_Listed entries_
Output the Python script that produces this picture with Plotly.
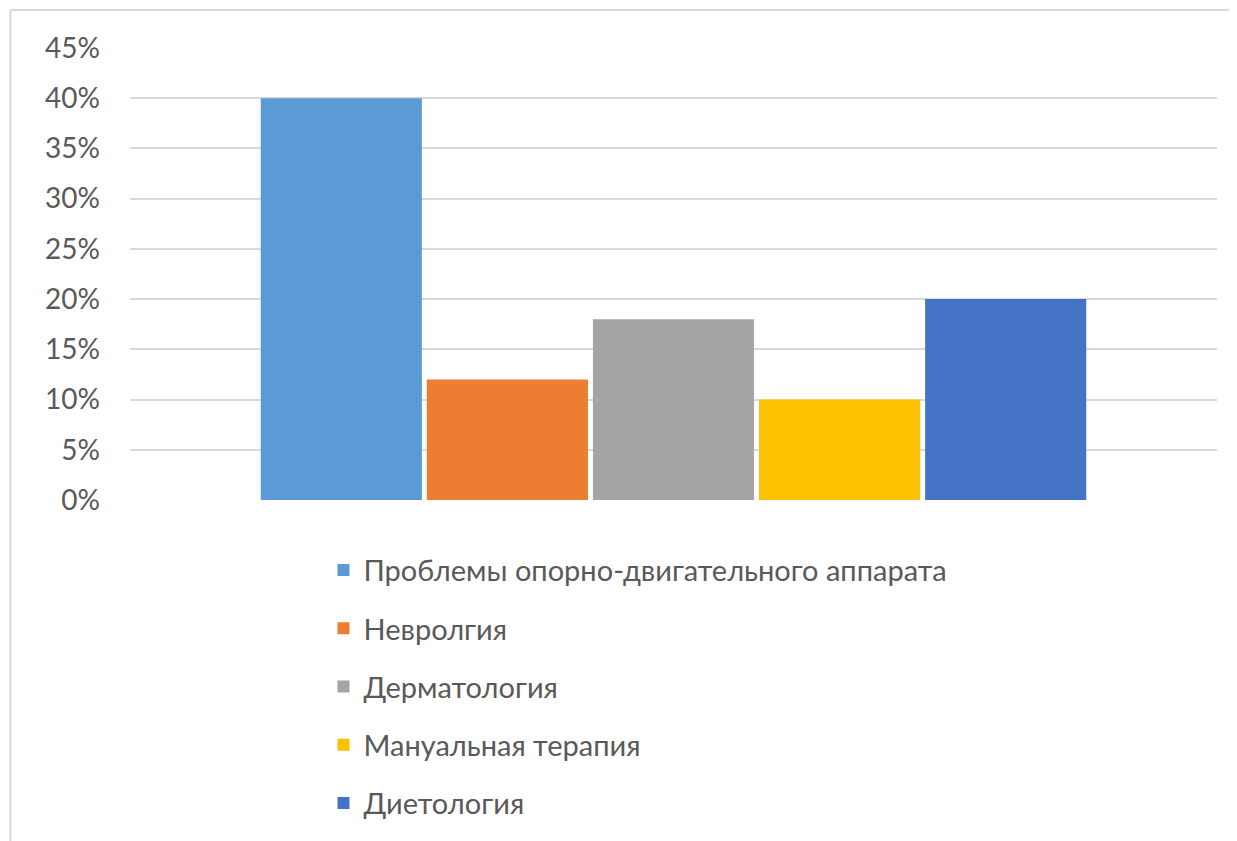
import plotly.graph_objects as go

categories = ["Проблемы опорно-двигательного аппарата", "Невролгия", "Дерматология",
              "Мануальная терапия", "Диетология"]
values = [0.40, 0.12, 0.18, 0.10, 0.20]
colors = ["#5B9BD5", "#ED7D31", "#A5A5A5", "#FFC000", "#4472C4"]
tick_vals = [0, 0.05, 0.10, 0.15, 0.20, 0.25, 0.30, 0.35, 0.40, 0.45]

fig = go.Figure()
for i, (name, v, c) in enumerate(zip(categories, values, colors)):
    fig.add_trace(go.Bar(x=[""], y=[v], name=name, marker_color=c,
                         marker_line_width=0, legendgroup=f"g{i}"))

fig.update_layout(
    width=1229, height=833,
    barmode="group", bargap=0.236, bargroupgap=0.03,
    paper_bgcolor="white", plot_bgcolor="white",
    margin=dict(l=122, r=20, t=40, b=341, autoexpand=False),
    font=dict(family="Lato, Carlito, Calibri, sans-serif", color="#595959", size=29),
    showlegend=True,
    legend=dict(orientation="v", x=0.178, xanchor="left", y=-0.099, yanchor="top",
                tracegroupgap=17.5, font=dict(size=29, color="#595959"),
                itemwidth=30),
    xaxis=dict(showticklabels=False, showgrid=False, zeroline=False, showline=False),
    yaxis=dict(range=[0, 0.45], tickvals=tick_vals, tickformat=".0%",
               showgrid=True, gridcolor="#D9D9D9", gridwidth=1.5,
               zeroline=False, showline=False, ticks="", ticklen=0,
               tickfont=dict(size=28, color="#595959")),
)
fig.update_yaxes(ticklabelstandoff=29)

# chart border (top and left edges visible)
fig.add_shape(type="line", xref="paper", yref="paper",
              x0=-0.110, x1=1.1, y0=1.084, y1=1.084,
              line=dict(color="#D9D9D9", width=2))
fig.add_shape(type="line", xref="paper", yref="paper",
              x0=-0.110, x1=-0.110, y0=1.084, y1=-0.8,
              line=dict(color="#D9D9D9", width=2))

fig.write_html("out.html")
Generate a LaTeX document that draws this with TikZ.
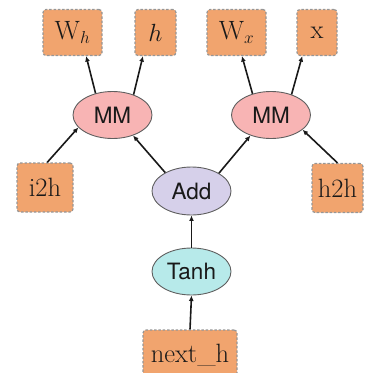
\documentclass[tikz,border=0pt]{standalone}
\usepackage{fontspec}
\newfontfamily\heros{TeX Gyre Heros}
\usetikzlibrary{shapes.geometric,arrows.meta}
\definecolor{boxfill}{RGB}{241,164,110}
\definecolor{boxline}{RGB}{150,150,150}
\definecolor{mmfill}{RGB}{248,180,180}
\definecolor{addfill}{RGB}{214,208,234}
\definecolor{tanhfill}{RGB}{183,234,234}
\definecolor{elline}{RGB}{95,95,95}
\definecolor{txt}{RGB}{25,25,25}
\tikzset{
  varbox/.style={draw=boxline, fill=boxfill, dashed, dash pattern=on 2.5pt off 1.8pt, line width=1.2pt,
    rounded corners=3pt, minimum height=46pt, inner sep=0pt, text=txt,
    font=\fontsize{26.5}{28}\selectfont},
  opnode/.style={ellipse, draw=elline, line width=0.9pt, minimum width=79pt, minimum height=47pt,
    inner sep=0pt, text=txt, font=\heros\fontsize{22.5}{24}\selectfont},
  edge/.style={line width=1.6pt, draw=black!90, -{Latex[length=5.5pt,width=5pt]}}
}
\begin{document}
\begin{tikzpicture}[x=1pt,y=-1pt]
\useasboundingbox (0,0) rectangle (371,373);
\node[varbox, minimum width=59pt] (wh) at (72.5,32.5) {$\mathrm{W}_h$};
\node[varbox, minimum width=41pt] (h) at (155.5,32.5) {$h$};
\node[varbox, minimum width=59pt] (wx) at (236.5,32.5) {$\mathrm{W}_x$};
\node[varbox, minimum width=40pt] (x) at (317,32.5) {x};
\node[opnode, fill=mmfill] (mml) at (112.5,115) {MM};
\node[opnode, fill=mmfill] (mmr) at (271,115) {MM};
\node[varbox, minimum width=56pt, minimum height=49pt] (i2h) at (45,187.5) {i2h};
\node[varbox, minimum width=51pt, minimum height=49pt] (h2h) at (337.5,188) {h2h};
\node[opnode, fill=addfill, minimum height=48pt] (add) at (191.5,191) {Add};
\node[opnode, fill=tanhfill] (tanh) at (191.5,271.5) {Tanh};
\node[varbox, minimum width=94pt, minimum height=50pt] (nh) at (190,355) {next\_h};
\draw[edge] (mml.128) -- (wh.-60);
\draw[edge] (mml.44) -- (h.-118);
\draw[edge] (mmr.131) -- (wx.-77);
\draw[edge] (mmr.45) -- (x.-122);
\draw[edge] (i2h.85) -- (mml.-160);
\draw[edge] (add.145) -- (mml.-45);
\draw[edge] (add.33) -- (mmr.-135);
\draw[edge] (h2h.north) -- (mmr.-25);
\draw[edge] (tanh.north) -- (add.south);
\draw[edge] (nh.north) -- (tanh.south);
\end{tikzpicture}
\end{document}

_Requirements_
Omit the pictures. Transcribe every record exactly.

_Result_
Output the Python script that produces this picture with Plotly.
import plotly.graph_objects as go

categories = ["Проблемы опорно-двигательного аппарата", "Невролгия", "Дерматология",
              "Мануальная терапия", "Диетология"]
values = [0.40, 0.12, 0.18, 0.10, 0.20]
colors = ["#5B9BD5", "#ED7D31", "#A5A5A5", "#FFC000", "#4472C4"]
tick_vals = [0, 0.05, 0.10, 0.15, 0.20, 0.25, 0.30, 0.35, 0.40, 0.45]

fig = go.Figure()
for i, (name, v, c) in enumerate(zip(categories, values, colors)):
    fig.add_trace(go.Bar(x=[""], y=[v], name=name, marker_color=c,
                         marker_line_width=0, legendgroup=f"g{i}"))

fig.update_layout(
    width=1229, height=833,
    barmode="group", bargap=0.236, bargroupgap=0.03,
    paper_bgcolor="white", plot_bgcolor="white",
    margin=dict(l=122, r=20, t=40, b=341, autoexpand=False),
    font=dict(family="Lato, Carlito, Calibri, sans-serif", color="#595959", size=29),
    showlegend=True,
    legend=dict(orientation="v", x=0.178, xanchor="left", y=-0.099, yanchor="top",
                tracegroupgap=17.5, font=dict(size=29, color="#595959"),
                itemwidth=30),
    xaxis=dict(showticklabels=False, showgrid=False, zeroline=False, showline=False),
    yaxis=dict(range=[0, 0.45], tickvals=tick_vals, tickformat=".0%",
               showgrid=True, gridcolor="#D9D9D9", gridwidth=1.5,
               zeroline=False, showline=False, ticks="", ticklen=0,
               tickfont=dict(size=28, color="#595959")),
)
fig.update_yaxes(ticklabelstandoff=29)

# chart border (top and left edges visible)
fig.add_shape(type="line", xref="paper", yref="paper",
              x0=-0.110, x1=1.1, y0=1.084, y1=1.084,
              line=dict(color="#D9D9D9", width=2))
fig.add_shape(type="line", xref="paper", yref="paper",
              x0=-0.110, x1=-0.110, y0=1.084, y1=-0.8,
              line=dict(color="#D9D9D9", width=2))

fig.write_html("out.html")
Generate a LaTeX document that draws this with TikZ.
\documentclass[tikz,border=0pt]{standalone}
\usepackage{fontspec}
\newfontfamily\heros{TeX Gyre Heros}
\usetikzlibrary{shapes.geometric,arrows.meta}
\definecolor{boxfill}{RGB}{241,164,110}
\definecolor{boxline}{RGB}{150,150,150}
\definecolor{mmfill}{RGB}{248,180,180}
\definecolor{addfill}{RGB}{214,208,234}
\definecolor{tanhfill}{RGB}{183,234,234}
\definecolor{elline}{RGB}{95,95,95}
\definecolor{txt}{RGB}{25,25,25}
\tikzset{
  varbox/.style={draw=boxline, fill=boxfill, dashed, dash pattern=on 2.5pt off 1.8pt, line width=1.2pt,
    rounded corners=3pt, minimum height=46pt, inner sep=0pt, text=txt,
    font=\fontsize{26.5}{28}\selectfont},
  opnode/.style={ellipse, draw=elline, line width=0.9pt, minimum width=79pt, minimum height=47pt,
    inner sep=0pt, text=txt, font=\heros\fontsize{22.5}{24}\selectfont},
  edge/.style={line width=1.6pt, draw=black!90, -{Latex[length=5.5pt,width=5pt]}}
}
\begin{document}
\begin{tikzpicture}[x=1pt,y=-1pt]
\useasboundingbox (0,0) rectangle (371,373);
\node[varbox, minimum width=59pt] (wh) at (72.5,32.5) {$\mathrm{W}_h$};
\node[varbox, minimum width=41pt] (h) at (155.5,32.5) {$h$};
\node[varbox, minimum width=59pt] (wx) at (236.5,32.5) {$\mathrm{W}_x$};
\node[varbox, minimum width=40pt] (x) at (317,32.5) {x};
\node[opnode, fill=mmfill] (mml) at (112.5,115) {MM};
\node[opnode, fill=mmfill] (mmr) at (271,115) {MM};
\node[varbox, minimum width=56pt, minimum height=49pt] (i2h) at (45,187.5) {i2h};
\node[varbox, minimum width=51pt, minimum height=49pt] (h2h) at (337.5,188) {h2h};
\node[opnode, fill=addfill, minimum height=48pt] (add) at (191.5,191) {Add};
\node[opnode, fill=tanhfill] (tanh) at (191.5,271.5) {Tanh};
\node[varbox, minimum width=94pt, minimum height=50pt] (nh) at (190,355) {next\_h};
\draw[edge] (mml.128) -- (wh.-60);
\draw[edge] (mml.44) -- (h.-118);
\draw[edge] (mmr.131) -- (wx.-77);
\draw[edge] (mmr.45) -- (x.-122);
\draw[edge] (i2h.85) -- (mml.-160);
\draw[edge] (add.145) -- (mml.-45);
\draw[edge] (add.33) -- (mmr.-135);
\draw[edge] (h2h.north) -- (mmr.-25);
\draw[edge] (tanh.north) -- (add.south);
\draw[edge] (nh.north) -- (tanh.south);
\end{tikzpicture}
\end{document}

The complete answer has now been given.